▶ [Extracted data]:
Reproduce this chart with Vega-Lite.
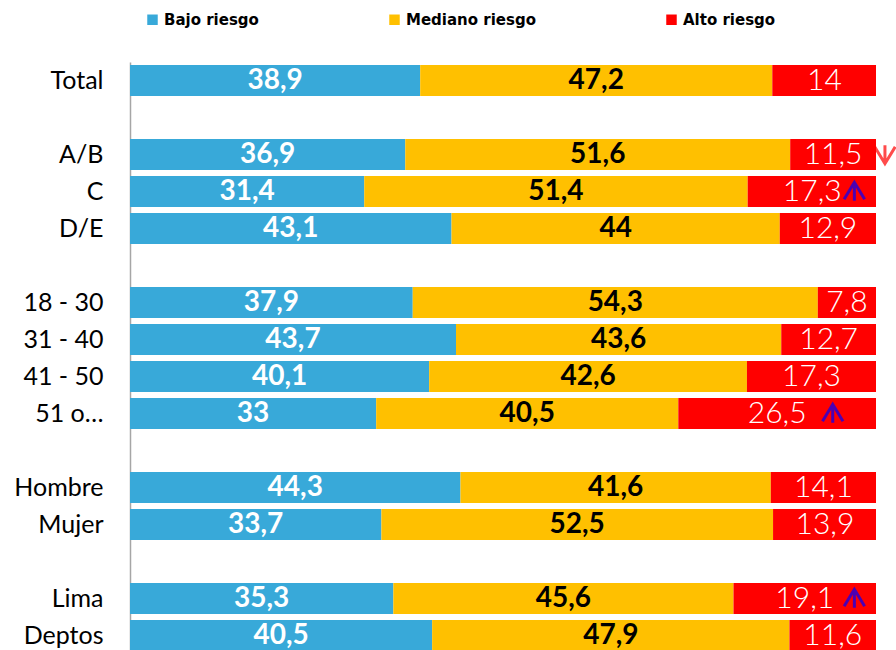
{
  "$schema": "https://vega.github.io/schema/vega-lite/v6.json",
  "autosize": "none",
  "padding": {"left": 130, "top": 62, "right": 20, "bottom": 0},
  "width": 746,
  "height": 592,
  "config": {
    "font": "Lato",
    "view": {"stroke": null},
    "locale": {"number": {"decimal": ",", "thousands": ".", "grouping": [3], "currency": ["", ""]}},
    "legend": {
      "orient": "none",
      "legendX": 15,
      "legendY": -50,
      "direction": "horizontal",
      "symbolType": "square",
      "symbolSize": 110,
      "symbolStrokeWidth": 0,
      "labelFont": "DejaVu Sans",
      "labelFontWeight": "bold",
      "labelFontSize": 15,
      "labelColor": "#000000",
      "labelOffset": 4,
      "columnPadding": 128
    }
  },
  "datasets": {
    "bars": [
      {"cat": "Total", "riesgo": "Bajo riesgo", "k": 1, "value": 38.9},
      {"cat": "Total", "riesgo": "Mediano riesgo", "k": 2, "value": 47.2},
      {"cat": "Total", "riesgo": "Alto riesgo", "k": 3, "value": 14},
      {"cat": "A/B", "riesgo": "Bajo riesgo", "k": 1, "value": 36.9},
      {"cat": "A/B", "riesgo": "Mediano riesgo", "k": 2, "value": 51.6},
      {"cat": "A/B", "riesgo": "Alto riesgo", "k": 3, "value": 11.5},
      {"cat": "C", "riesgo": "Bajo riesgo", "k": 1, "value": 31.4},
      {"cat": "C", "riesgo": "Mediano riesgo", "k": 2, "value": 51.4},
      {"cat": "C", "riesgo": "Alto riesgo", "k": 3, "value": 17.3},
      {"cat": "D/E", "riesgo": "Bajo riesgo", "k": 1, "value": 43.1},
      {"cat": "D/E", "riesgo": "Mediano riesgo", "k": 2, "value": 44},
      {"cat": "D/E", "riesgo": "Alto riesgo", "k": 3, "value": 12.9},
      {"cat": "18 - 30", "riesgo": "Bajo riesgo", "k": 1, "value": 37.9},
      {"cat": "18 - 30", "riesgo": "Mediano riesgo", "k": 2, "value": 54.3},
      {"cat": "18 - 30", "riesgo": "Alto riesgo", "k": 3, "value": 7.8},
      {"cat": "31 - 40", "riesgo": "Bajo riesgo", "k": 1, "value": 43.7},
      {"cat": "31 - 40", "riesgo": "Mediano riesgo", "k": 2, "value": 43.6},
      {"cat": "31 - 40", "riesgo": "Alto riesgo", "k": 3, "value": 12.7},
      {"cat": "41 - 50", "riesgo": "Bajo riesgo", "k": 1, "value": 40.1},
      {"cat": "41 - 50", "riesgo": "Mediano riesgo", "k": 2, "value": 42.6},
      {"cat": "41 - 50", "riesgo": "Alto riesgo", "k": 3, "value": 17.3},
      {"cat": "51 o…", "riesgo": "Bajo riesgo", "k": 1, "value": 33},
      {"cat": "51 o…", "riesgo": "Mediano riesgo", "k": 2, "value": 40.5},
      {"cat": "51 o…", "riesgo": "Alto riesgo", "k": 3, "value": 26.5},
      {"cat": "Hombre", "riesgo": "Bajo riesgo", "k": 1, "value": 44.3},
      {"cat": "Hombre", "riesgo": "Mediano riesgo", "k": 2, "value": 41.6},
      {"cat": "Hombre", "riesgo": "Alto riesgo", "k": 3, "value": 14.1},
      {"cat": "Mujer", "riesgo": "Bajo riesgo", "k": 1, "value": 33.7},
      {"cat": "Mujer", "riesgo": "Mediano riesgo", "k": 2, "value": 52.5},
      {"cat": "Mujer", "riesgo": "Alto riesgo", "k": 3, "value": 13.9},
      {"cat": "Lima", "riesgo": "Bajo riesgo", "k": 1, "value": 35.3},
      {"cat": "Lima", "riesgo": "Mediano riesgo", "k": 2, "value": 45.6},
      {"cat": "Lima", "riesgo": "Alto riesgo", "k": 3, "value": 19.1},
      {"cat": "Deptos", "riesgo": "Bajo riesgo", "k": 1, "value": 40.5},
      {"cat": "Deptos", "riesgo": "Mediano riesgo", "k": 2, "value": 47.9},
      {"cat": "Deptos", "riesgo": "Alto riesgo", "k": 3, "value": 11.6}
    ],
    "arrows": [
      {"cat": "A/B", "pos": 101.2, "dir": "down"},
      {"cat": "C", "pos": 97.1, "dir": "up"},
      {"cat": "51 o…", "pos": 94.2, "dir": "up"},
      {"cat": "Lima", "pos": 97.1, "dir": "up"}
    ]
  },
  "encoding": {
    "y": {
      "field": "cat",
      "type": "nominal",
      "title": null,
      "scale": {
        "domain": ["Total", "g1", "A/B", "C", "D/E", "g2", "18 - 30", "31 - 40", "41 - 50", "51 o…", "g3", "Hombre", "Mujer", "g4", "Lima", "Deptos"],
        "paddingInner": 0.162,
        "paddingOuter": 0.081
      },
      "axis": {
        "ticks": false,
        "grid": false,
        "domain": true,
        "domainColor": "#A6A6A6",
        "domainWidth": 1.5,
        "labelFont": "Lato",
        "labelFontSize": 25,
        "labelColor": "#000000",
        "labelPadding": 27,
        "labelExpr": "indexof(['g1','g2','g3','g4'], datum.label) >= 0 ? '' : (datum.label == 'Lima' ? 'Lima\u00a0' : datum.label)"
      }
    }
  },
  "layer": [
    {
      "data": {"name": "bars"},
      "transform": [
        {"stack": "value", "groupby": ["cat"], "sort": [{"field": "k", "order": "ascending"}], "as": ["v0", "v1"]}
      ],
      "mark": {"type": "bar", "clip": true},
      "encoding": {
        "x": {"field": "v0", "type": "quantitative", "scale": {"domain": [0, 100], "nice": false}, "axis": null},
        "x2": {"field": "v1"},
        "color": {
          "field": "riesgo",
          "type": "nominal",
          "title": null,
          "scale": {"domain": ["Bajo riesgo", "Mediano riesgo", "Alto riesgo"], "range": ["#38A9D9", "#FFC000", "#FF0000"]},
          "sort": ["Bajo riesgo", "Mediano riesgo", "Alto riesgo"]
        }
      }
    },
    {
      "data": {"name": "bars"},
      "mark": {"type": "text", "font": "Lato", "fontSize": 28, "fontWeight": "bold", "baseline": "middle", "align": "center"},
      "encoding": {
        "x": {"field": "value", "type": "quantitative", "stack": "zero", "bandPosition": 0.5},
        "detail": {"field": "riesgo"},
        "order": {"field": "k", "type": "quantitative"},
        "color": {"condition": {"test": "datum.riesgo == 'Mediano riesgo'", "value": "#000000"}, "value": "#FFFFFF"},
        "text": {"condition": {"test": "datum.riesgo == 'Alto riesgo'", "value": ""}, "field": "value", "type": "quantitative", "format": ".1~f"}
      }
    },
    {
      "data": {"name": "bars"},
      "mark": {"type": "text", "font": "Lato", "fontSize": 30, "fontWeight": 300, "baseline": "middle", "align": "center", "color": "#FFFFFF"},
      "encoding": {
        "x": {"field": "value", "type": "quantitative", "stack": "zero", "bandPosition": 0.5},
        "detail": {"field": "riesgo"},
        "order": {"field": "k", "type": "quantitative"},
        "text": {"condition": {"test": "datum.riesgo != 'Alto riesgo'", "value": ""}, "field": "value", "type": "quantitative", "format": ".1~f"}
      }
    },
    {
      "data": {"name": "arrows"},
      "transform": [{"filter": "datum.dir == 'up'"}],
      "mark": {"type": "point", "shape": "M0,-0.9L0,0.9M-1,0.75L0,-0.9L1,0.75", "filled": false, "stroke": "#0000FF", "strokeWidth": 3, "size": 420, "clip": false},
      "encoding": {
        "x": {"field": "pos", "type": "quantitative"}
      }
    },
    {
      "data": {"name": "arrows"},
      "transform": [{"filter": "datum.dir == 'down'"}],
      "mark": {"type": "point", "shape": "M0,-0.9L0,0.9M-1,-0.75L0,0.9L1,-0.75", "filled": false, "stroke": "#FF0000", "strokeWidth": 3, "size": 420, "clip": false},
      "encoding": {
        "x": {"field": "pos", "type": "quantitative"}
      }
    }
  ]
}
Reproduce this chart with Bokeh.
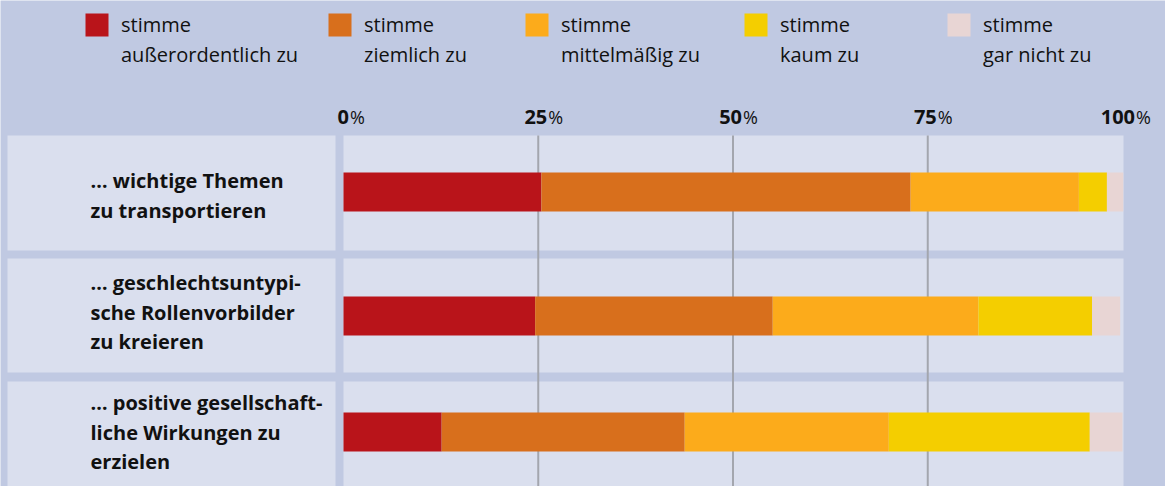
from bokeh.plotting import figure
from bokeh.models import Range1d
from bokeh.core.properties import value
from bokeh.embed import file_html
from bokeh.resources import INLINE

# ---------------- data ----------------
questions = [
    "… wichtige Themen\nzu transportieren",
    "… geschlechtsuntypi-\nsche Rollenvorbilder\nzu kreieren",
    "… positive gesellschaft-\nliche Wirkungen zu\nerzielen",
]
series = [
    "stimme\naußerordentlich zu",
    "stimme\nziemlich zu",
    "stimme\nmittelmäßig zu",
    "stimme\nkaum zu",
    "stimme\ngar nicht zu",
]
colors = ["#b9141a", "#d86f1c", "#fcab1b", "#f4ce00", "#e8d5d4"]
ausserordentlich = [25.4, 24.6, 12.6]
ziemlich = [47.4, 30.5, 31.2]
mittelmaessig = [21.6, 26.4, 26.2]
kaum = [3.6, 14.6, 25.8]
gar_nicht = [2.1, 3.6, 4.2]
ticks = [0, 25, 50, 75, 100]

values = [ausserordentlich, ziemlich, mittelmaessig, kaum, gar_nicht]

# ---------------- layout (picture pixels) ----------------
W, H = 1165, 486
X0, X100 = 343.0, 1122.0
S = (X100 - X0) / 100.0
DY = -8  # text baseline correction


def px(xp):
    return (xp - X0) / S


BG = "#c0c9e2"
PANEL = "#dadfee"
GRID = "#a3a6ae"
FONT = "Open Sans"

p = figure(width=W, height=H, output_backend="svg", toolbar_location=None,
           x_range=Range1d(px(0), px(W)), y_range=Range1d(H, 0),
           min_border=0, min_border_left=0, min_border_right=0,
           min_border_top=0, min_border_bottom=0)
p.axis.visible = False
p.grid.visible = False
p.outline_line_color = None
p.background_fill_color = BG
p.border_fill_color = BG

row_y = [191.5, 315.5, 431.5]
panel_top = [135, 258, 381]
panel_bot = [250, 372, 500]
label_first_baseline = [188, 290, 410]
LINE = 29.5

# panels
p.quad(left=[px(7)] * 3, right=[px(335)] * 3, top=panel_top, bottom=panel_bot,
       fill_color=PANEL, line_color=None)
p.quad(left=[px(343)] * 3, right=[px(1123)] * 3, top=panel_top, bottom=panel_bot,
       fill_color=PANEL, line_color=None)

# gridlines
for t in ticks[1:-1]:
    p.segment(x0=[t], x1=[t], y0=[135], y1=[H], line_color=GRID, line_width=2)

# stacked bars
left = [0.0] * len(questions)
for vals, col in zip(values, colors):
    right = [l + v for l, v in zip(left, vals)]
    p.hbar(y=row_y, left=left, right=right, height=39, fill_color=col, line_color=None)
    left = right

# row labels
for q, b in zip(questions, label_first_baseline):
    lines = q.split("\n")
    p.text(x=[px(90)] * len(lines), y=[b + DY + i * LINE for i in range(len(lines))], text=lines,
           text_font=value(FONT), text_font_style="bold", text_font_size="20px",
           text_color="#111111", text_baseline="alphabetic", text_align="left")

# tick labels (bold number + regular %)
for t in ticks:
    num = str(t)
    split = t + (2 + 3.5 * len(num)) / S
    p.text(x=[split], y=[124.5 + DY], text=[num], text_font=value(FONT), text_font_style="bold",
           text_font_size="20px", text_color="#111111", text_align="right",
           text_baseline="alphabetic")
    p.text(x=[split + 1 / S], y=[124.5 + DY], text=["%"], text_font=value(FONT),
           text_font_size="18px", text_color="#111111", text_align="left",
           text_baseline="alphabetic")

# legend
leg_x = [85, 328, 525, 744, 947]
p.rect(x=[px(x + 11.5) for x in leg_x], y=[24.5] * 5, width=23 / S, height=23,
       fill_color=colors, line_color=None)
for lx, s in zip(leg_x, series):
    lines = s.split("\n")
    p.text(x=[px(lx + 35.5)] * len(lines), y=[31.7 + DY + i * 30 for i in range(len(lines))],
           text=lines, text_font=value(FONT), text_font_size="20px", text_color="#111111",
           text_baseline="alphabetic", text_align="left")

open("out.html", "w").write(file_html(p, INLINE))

▶ [Instructions to follow]: Above are records; repeat only the lines from the line with "Reproduce this chart with Bokeh." through the line with "from bokeh.resources import INLINE", and leave pictures out.

▶ [Written response]:
Reproduce this chart with Bokeh.
from bokeh.plotting import figure
from bokeh.models import Range1d
from bokeh.core.properties import value
from bokeh.embed import file_html
from bokeh.resources import INLINE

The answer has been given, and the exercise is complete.